→ The records:
==============================

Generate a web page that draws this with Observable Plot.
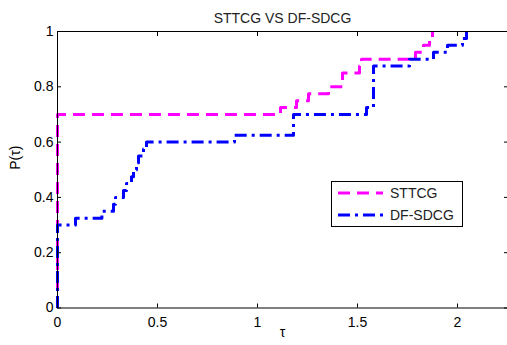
<!DOCTYPE html>
<html>
<head>
<meta charset="utf-8">
<script src="https://cdn.jsdelivr.net/npm/d3@7"></script>
<script src="https://cdn.jsdelivr.net/npm/@observablehq/plot@0.6"></script>
<style>
  html, body { margin: 0; padding: 0; background: white; }
  #wrap { position: relative; width: 507px; height: 345px; overflow: hidden; font-family: "Liberation Sans", Arial, sans-serif; }
  #legend { position: absolute; left: 331px; top: 181px; }
</style>
</head>
<body>
<div id="wrap"></div>
<script>
const title = "STTCG VS DF-SDCG";
const xLabel = "τ";
const yLabel = "P(τ)";
const seriesNames = ["STTCG", "DF-SDCG"];

const xTicks = [0, 0.5, 1, 1.5, 2];
const yTicks = [0, 0.2, 0.4, 0.6, 0.8, 1];

// STTCG (step points: tau, P)
const sttcgTau = [0, 0, 1.115, 1.195, 1.255, 1.355, 1.425, 1.51, 1.52, 1.79, 1.83, 1.86, 1.875];
const sttcgP   = [0, 0.7, 0.725, 0.75, 0.775, 0.8, 0.85, 0.875, 0.9, 0.925, 0.95, 0.975, 1.0];

// DF-SDCG
const dfTau = [0, 0, 0.09, 0.222, 0.28, 0.29, 0.33, 0.345, 0.37, 0.38, 0.395, 0.405, 0.43, 0.445, 0.885, 1.18, 1.545, 1.58, 1.76, 1.88, 1.95, 2.025, 2.045];
const dfP   = [0, 0.3, 0.325, 0.35, 0.375, 0.4, 0.425, 0.45, 0.475, 0.5, 0.525, 0.55, 0.575, 0.6, 0.625, 0.7, 0.725, 0.875, 0.9, 0.925, 0.95, 0.975, 1.0];

const colors = ["#ff00ff", "#0000ff"];
const dashes = ["12,7", "12,5,3,5"];

const sttcg = sttcgTau.map((t, i) => ({tau: t, p: sttcgP[i]}));
const df = dfTau.map((t, i) => ({tau: t, p: dfP[i]}));

const fmt = d => String(d);

const chart = Plot.plot({
  width: 507,
  height: 345,
  marginLeft: 57,
  marginRight: 0,
  marginTop: 31,
  marginBottom: 37.5,
  x: {domain: [0, 2.25]},
  y: {domain: [0, 1]},
  style: {fontFamily: "'Liberation Sans', Arial, sans-serif", fontSize: "14px", background: "white", color: "black", overflow: "visible"},
  marks: [
    Plot.line(sttcg, {x: "tau", y: "p", curve: "step-after", stroke: colors[0], strokeWidth: 3, strokeDasharray: dashes[0], strokeLinecap: "butt"}),
    Plot.line(df, {x: "tau", y: "p", curve: "step-after", stroke: colors[1], strokeWidth: 3, strokeDasharray: dashes[1], strokeLinecap: "butt"}),
    Plot.frame({stroke: "black", strokeWidth: 1}),
    Plot.axisX({anchor: "bottom", ticks: xTicks, tickSize: -4, tickPadding: 13, tickFormat: fmt, label: null, stroke: "black"}),
    Plot.axisX({anchor: "top", ticks: xTicks, tickSize: -4, tickFormat: () => "", label: null, stroke: "black"}),
    Plot.axisY({anchor: "left", ticks: yTicks, tickSize: -4, tickPadding: 8, tickFormat: fmt, label: null, stroke: "black"}),
    Plot.axisY({anchor: "right", ticks: yTicks, tickSize: -4, tickFormat: () => "", label: null, stroke: "black"}),
    Plot.text([title], {text: d => d, frameAnchor: "top", dy: -18, fontSize: 14, fill: "#222"}),
    Plot.text([xLabel], {text: d => d, frameAnchor: "bottom", dy: 29, fontSize: 14}),
    Plot.text([yLabel], {text: d => d, frameAnchor: "left", dx: -42, rotate: -90, fontSize: 14})
  ]
});
document.getElementById("wrap").appendChild(chart);

// Legend
const lg = d3.select("#wrap").append("svg").attr("id", "legend")
  .attr("width", 133).attr("height", 47);
lg.append("rect").attr("x", 0.5).attr("y", 0.5).attr("width", 131).attr("height", 45)
  .attr("fill", "white").attr("stroke", "black");
seriesNames.forEach((name, i) => {
  const y = 12 + i * 22;
  lg.append("line").attr("x1", 7).attr("x2", 52).attr("y1", y).attr("y2", y)
    .attr("stroke", colors[i]).attr("stroke-width", 3).attr("stroke-dasharray", dashes[i]);
  lg.append("text").attr("x", 59).attr("y", y).attr("dy", "0.35em")
    .attr("font-size", 14).attr("font-family", "'Liberation Sans', Arial, sans-serif")
    .attr("fill", "#222").text(name);
});
</script>
</body>
</html>
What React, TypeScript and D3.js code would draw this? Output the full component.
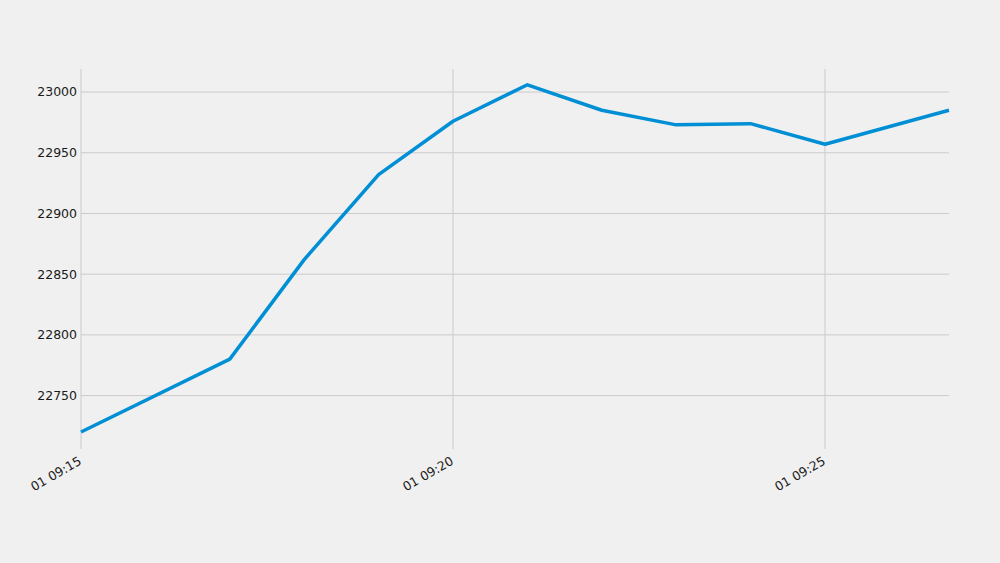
import React, { useEffect, useRef } from "react";
import * as d3 from "d3";

// minute bars, Jan 01
const times: string[] = [
    "09:15:00", "09:17:00", "09:18:00", "09:19:00", "09:20:00", "09:21:00",
    "09:22:00", "09:23:00", "09:24:00", "09:25:00", "09:26:40",
];
const prices: number[] = [
    22720, 22780, 22862, 22932, 22976, 23006,
    22985, 22973, 22974, 22957, 22985,
];
const yTicks: number[] = [22750, 22800, 22850, 22900, 22950, 23000];
const xTickTimes: string[] = ["09:15:00", "09:20:00", "09:25:00"];

const parseTime = d3.timeParse("%Y-%m-%d %H:%M:%S");
const toDate = (t: string) => parseTime("2000-01-01 " + t) as Date;

export default function App() {
    const svgRef = useRef<SVGSVGElement | null>(null);

    useEffect(() => {
        document.body.style.margin = "0";
        if (!svgRef.current) return;

        const width = 1000;
        const height = 563;
        const margin = { top: 69, right: 51, bottom: 114, left: 81 };

        const svg = d3.select(svgRef.current);
        svg.selectAll("*").remove();

        svg.append("rect")
            .attr("width", width)
            .attr("height", height)
            .attr("fill", "#f0f0f0");

        const dates = times.map(toDate);

        const x = d3.scaleTime()
            .domain([dates[0], dates[dates.length - 1]])
            .range([margin.left, width - margin.right]);

        const y = d3.scaleLinear()
            .domain([22706, 23019])
            .range([height - margin.bottom, margin.top]);

        const font = "DejaVu Sans, sans-serif";

        // horizontal grid
        svg.append("g")
            .selectAll("line")
            .data(yTicks)
            .join("line")
            .attr("x1", margin.left)
            .attr("x2", width - margin.right)
            .attr("y1", d => y(d))
            .attr("y2", d => y(d))
            .attr("stroke", "#cbcbcb")
            .attr("stroke-width", 1);

        // vertical grid
        svg.append("g")
            .selectAll("line")
            .data(xTickTimes.map(toDate))
            .join("line")
            .attr("x1", d => x(d))
            .attr("x2", d => x(d))
            .attr("y1", margin.top)
            .attr("y2", height - margin.bottom)
            .attr("stroke", "#cbcbcb")
            .attr("stroke-width", 1);

        // y labels
        svg.append("g")
            .selectAll("text")
            .data(yTicks)
            .join("text")
            .attr("x", margin.left - 4)
            .attr("y", d => y(d))
            .attr("dy", "0.35em")
            .attr("text-anchor", "end")
            .attr("font-family", font)
            .attr("font-size", 12.5)
            .attr("fill", "#1a1a1a")
            .text(d => d);

        // x labels, rotated
        const fmt = d3.timeFormat("%d %H:%M");
        svg.append("g")
            .selectAll("text")
            .data(xTickTimes.map(toDate))
            .join("text")
            .attr("transform", d => `translate(${x(d) - 3},${height - margin.bottom + 7}) rotate(-30)`)
            .attr("text-anchor", "end")
            .attr("dy", "0.7em")
            .attr("font-family", font)
            .attr("font-size", 12.5)
            .attr("fill", "#1a1a1a")
            .text(d => fmt(d));

        const line = d3.line<Date>()
            .x(d => x(d))
            .y((_, i) => y(prices[i]));

        svg.append("path")
            .datum(dates)
            .attr("d", line)
            .attr("fill", "none")
            .attr("stroke", "#008fd5")
            .attr("stroke-width", 3.5)
            .attr("stroke-linejoin", "round");
    }, []);

    return (
        <svg ref={svgRef} width={1000} height={563} style={{ display: "block" }} />
    );
}
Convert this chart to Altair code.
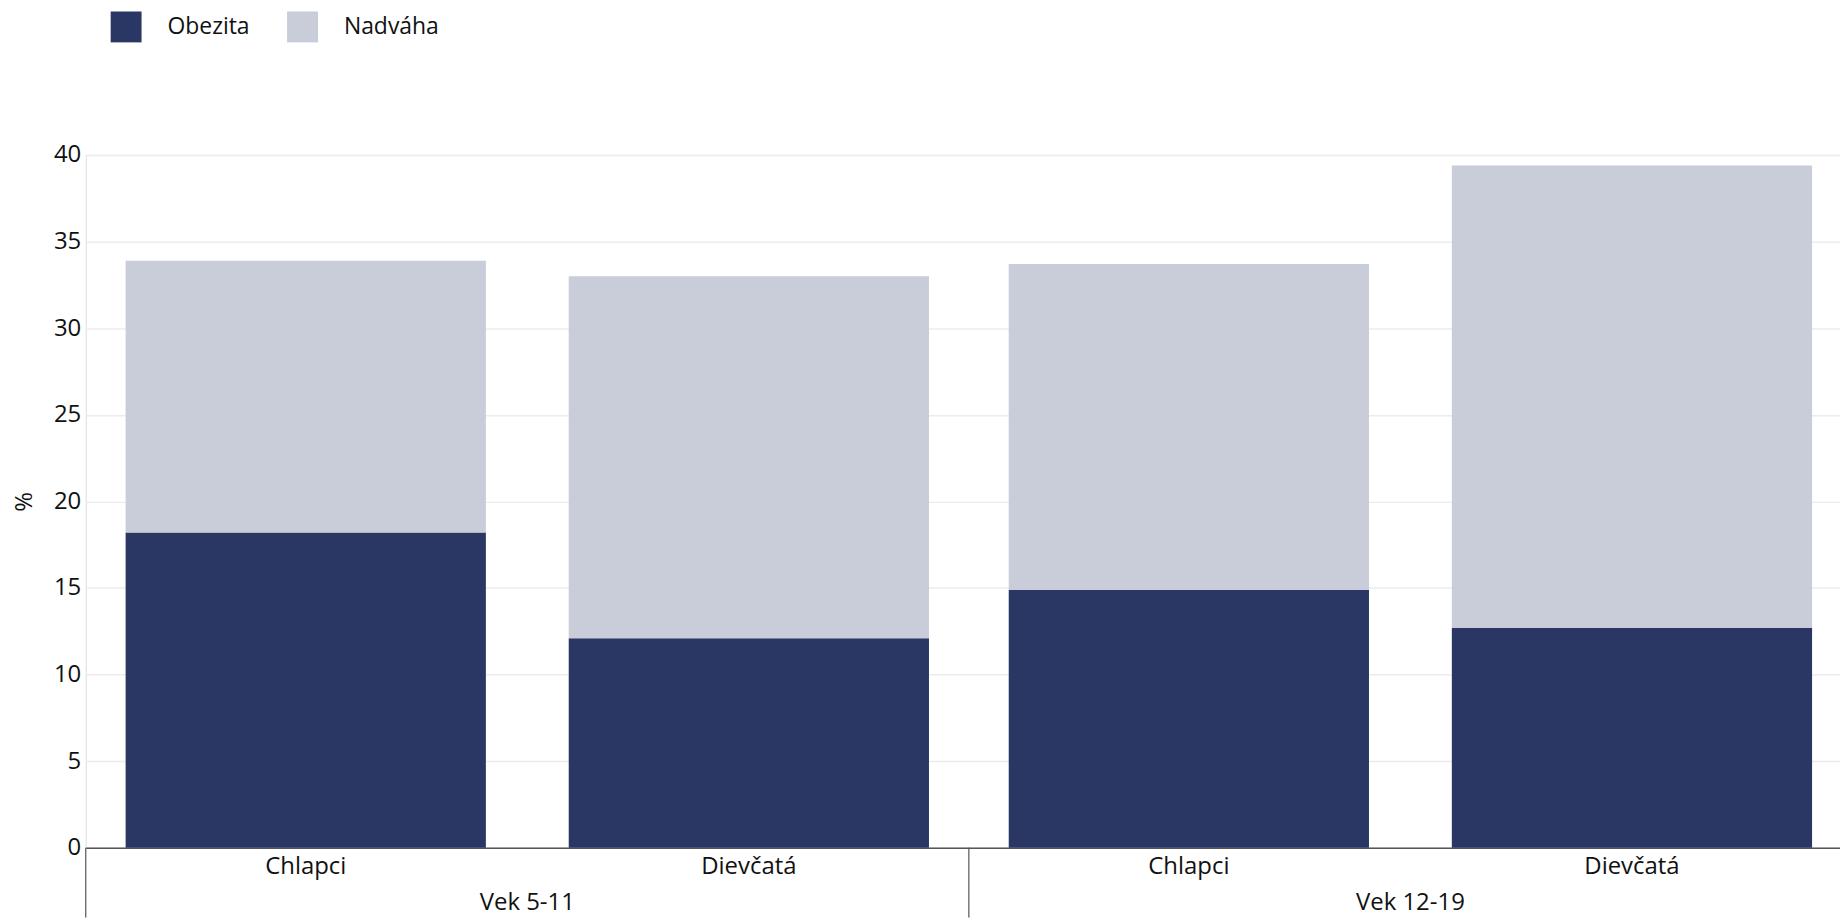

==============================

→ What the task requires: Write out, word for word, the lines from the start of the data through the one holding "const fmt = d => String(d);". Omit pictures.

→ Exercise result:
Generate a web page that draws this with Observable Plot.
<!DOCTYPE html>
<html>
<head>
<meta charset="utf-8">
<script src="https://cdn.jsdelivr.net/npm/d3@7"></script>
<script src="https://cdn.jsdelivr.net/npm/@observablehq/plot@0.6"></script>
<style>
  html, body { margin: 0; padding: 0; background: white; }
  #wrap { position: relative; width: 507px; height: 345px; overflow: hidden; font-family: "Liberation Sans", Arial, sans-serif; }
  #legend { position: absolute; left: 331px; top: 181px; }
</style>
</head>
<body>
<div id="wrap"></div>
<script>
const title = "STTCG VS DF-SDCG";
const xLabel = "τ";
const yLabel = "P(τ)";
const seriesNames = ["STTCG", "DF-SDCG"];

const xTicks = [0, 0.5, 1, 1.5, 2];
const yTicks = [0, 0.2, 0.4, 0.6, 0.8, 1];

// STTCG (step points: tau, P)
const sttcgTau = [0, 0, 1.115, 1.195, 1.255, 1.355, 1.425, 1.51, 1.52, 1.79, 1.83, 1.86, 1.875];
const sttcgP   = [0, 0.7, 0.725, 0.75, 0.775, 0.8, 0.85, 0.875, 0.9, 0.925, 0.95, 0.975, 1.0];

// DF-SDCG
const dfTau = [0, 0, 0.09, 0.222, 0.28, 0.29, 0.33, 0.345, 0.37, 0.38, 0.395, 0.405, 0.43, 0.445, 0.885, 1.18, 1.545, 1.58, 1.76, 1.88, 1.95, 2.025, 2.045];
const dfP   = [0, 0.3, 0.325, 0.35, 0.375, 0.4, 0.425, 0.45, 0.475, 0.5, 0.525, 0.55, 0.575, 0.6, 0.625, 0.7, 0.725, 0.875, 0.9, 0.925, 0.95, 0.975, 1.0];

const colors = ["#ff00ff", "#0000ff"];
const dashes = ["12,7", "12,5,3,5"];

const sttcg = sttcgTau.map((t, i) => ({tau: t, p: sttcgP[i]}));
const df = dfTau.map((t, i) => ({tau: t, p: dfP[i]}));

const fmt = d => String(d);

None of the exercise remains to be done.